- [INFORMATION GIVEN]
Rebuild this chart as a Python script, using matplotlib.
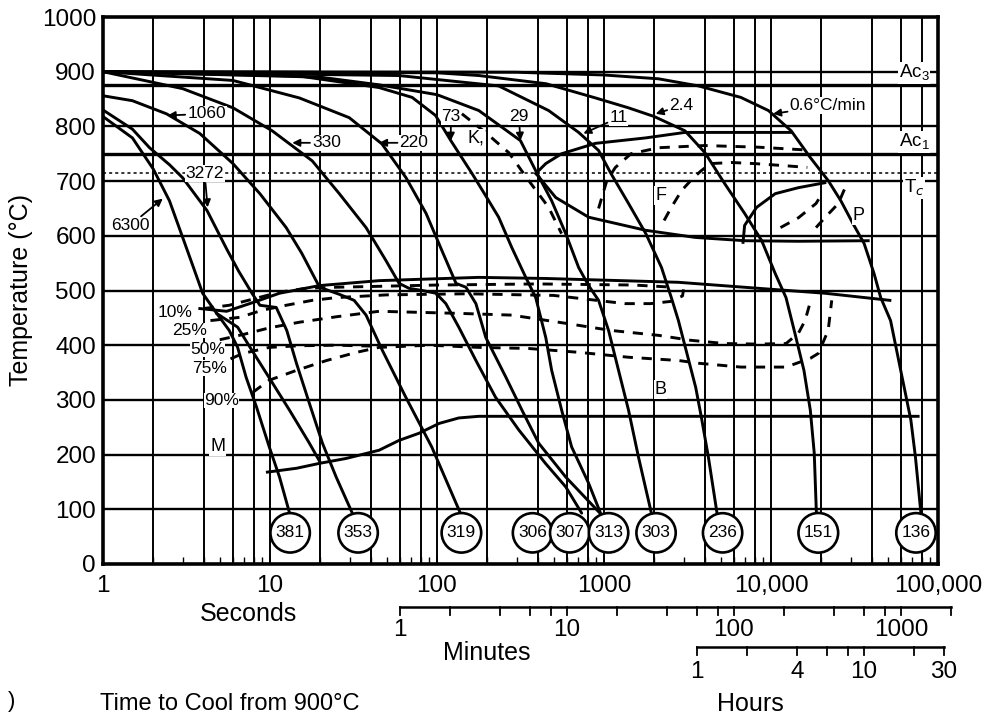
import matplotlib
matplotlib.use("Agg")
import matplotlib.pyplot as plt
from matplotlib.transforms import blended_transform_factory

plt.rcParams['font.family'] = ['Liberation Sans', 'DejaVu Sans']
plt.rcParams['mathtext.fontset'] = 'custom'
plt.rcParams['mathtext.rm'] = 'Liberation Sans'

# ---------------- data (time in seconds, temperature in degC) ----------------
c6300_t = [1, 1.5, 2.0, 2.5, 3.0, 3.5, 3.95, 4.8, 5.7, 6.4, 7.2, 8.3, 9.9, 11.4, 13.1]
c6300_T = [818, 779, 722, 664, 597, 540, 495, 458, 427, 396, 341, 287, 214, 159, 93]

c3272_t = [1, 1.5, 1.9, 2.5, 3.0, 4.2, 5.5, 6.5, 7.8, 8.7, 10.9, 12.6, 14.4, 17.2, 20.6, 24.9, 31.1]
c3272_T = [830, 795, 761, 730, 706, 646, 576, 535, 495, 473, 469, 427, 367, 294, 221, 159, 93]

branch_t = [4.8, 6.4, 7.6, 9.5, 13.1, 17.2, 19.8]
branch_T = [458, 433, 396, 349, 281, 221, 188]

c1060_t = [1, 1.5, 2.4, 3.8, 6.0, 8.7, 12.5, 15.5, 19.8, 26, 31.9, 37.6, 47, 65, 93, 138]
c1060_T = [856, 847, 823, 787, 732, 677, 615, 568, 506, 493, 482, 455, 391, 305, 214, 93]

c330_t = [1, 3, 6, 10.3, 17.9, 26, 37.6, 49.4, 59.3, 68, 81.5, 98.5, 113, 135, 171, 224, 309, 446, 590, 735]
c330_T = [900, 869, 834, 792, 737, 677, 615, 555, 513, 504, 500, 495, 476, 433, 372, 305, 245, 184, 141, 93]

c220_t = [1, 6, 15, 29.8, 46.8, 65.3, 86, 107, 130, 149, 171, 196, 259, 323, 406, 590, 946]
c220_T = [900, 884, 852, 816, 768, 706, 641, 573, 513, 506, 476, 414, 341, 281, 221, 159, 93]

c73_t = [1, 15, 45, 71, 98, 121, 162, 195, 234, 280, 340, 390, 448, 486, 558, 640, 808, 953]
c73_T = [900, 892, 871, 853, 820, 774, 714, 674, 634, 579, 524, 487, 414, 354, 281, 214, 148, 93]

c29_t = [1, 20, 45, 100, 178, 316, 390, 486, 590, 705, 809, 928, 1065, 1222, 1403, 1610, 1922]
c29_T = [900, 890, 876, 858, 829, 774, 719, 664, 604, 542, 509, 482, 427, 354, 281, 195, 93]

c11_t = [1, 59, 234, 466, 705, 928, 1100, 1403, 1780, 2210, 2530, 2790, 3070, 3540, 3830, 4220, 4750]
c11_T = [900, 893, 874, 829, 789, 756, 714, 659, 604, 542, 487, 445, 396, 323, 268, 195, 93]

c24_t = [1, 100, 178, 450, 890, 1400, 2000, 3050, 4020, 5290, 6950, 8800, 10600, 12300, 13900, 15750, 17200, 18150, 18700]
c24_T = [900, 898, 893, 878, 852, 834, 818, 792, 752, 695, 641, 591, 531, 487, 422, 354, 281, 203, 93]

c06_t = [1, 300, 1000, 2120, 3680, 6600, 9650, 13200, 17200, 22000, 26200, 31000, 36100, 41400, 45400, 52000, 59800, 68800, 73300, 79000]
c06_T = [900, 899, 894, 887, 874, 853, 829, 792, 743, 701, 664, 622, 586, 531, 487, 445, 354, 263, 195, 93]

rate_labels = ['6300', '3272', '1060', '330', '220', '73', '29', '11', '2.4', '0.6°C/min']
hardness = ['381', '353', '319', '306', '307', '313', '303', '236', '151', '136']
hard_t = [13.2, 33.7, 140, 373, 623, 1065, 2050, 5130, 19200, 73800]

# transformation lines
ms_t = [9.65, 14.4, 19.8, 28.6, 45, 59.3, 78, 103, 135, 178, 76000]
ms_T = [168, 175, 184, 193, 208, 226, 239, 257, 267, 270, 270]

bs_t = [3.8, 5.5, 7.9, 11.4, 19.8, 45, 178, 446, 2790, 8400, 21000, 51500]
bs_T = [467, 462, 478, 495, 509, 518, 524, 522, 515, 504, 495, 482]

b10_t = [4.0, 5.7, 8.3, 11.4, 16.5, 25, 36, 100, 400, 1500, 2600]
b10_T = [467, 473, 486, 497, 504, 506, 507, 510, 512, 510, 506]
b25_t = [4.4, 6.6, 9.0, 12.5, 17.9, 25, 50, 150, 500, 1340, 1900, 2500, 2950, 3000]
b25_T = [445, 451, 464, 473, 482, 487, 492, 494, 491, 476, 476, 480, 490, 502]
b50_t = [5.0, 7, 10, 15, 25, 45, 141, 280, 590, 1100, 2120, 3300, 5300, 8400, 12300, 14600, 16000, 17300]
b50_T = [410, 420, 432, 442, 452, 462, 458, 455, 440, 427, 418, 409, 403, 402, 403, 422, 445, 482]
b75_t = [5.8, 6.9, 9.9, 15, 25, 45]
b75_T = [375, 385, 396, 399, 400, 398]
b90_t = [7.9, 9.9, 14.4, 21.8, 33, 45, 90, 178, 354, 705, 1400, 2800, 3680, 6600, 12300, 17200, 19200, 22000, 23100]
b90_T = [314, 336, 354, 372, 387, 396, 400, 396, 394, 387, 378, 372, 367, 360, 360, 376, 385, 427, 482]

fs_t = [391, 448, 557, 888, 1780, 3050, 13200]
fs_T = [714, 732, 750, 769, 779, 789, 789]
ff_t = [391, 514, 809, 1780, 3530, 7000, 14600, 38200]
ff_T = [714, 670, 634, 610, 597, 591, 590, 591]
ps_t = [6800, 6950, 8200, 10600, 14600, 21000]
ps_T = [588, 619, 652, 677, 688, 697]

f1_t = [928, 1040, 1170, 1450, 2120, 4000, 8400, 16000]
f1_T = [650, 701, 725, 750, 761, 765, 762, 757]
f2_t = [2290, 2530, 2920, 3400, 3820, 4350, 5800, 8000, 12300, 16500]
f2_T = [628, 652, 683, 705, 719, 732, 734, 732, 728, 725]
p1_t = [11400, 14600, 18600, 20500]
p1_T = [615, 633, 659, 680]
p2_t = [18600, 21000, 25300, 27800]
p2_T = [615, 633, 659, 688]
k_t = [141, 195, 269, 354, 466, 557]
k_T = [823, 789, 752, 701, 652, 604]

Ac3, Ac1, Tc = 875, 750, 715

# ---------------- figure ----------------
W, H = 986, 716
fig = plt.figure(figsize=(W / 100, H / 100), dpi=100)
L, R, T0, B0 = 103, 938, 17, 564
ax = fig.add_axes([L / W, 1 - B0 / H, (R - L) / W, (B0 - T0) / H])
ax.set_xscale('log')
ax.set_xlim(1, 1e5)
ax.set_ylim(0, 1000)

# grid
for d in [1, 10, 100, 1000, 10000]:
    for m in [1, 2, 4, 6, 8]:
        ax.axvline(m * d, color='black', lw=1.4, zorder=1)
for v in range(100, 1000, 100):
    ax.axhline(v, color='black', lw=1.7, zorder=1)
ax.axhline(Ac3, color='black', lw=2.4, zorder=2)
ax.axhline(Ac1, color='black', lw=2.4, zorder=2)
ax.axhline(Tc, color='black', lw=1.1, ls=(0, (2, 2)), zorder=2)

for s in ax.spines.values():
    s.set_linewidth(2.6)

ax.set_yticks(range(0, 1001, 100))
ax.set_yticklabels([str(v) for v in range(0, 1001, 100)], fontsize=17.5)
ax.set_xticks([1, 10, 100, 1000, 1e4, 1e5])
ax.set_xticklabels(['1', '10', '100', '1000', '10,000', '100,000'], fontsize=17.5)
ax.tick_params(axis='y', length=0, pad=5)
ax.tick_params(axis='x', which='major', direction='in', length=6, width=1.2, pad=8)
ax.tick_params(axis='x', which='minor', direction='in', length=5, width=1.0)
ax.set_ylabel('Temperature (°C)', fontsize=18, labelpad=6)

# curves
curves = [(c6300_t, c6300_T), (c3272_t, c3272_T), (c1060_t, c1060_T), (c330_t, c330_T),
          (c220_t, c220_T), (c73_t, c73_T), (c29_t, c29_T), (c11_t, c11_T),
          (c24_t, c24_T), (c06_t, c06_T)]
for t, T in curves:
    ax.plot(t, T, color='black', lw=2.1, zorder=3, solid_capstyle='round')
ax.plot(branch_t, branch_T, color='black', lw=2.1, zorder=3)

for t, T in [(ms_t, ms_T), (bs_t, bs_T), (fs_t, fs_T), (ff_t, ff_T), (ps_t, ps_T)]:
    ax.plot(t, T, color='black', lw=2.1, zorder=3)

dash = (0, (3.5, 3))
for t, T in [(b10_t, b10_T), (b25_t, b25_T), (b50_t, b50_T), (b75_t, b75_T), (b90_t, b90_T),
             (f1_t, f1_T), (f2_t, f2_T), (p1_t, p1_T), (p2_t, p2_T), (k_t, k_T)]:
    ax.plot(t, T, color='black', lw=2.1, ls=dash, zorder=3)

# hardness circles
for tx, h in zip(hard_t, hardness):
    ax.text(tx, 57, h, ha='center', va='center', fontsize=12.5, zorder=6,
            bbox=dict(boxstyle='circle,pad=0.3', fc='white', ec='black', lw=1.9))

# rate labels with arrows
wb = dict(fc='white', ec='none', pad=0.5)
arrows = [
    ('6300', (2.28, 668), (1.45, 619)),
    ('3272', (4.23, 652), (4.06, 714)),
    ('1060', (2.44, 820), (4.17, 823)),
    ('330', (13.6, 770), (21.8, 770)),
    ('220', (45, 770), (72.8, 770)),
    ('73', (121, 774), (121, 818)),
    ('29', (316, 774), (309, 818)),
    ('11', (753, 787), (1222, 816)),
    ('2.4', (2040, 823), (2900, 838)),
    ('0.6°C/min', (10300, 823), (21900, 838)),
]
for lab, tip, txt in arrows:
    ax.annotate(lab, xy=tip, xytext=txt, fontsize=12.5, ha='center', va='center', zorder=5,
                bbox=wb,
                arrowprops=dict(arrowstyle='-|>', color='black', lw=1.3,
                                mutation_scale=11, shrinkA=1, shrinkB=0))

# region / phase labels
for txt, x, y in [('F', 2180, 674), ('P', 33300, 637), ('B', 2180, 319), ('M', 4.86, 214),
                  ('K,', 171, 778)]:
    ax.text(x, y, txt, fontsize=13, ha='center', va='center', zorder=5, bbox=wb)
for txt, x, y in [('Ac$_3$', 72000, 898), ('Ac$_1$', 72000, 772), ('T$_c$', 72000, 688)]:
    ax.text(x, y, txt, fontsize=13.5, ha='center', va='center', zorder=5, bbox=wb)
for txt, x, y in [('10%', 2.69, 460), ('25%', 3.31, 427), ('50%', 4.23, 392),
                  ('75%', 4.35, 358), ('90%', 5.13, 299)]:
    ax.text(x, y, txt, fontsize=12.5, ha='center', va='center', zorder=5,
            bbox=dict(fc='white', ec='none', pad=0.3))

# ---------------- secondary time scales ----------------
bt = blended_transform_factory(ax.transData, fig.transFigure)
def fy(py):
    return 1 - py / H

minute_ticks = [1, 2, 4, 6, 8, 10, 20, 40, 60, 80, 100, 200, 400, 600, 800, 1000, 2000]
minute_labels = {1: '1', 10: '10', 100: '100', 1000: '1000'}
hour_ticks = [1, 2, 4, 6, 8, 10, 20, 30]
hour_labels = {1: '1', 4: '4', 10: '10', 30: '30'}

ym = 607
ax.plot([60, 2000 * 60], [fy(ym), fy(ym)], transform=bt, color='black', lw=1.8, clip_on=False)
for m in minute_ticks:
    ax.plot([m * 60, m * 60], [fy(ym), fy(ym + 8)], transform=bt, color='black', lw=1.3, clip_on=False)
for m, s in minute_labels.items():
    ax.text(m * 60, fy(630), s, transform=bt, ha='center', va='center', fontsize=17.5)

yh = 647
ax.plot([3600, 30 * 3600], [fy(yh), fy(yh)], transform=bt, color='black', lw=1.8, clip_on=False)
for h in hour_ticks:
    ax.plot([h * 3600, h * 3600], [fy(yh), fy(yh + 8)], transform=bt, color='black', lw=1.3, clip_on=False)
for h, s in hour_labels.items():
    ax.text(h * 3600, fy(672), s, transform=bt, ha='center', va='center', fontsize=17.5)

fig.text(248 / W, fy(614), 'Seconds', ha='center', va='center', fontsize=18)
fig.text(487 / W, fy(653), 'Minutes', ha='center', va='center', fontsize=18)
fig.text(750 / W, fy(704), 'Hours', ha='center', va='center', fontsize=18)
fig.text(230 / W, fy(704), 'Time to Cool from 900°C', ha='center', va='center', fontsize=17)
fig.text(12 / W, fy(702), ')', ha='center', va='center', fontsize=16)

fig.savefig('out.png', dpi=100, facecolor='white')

==

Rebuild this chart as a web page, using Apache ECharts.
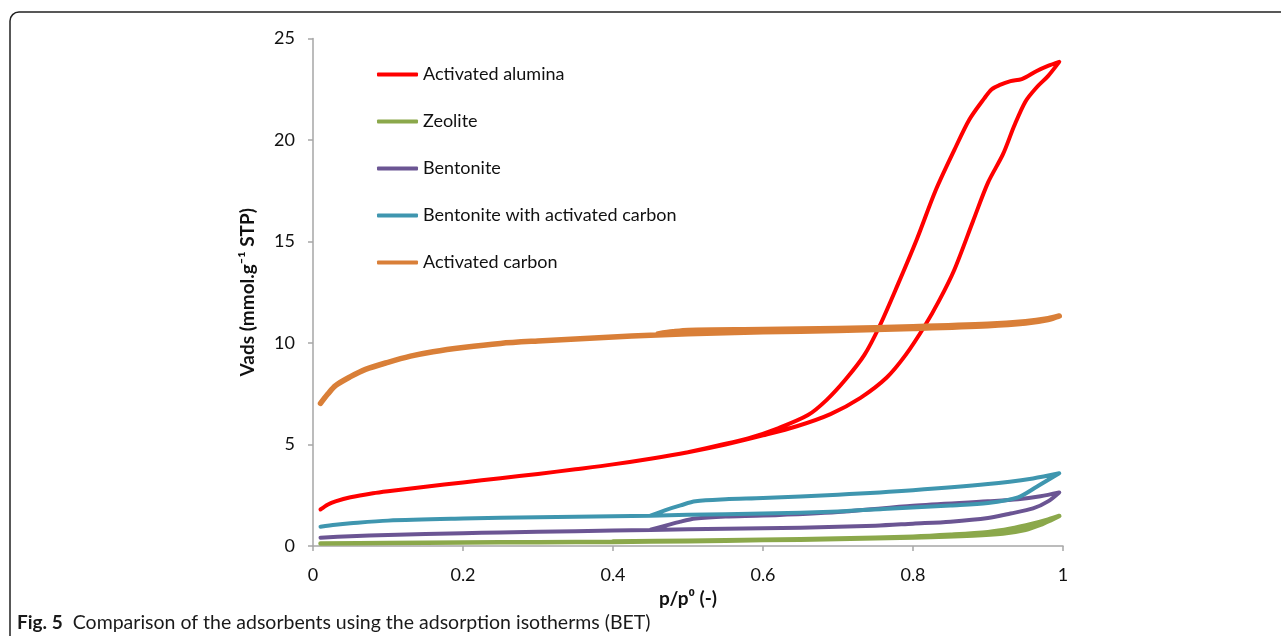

- [TO DO]
Take only the lines above from the one that has "Rebuild this chart as a Python" through the one that has "from matplotlib.transforms import" and reproduce them exactly, omitting any pictures.

- [ANSWER FOR THE TASK]
Rebuild this chart as a Python script, using matplotlib.
import matplotlib
matplotlib.use("Agg")
import matplotlib.pyplot as plt
from matplotlib.transforms import blended_transform_factory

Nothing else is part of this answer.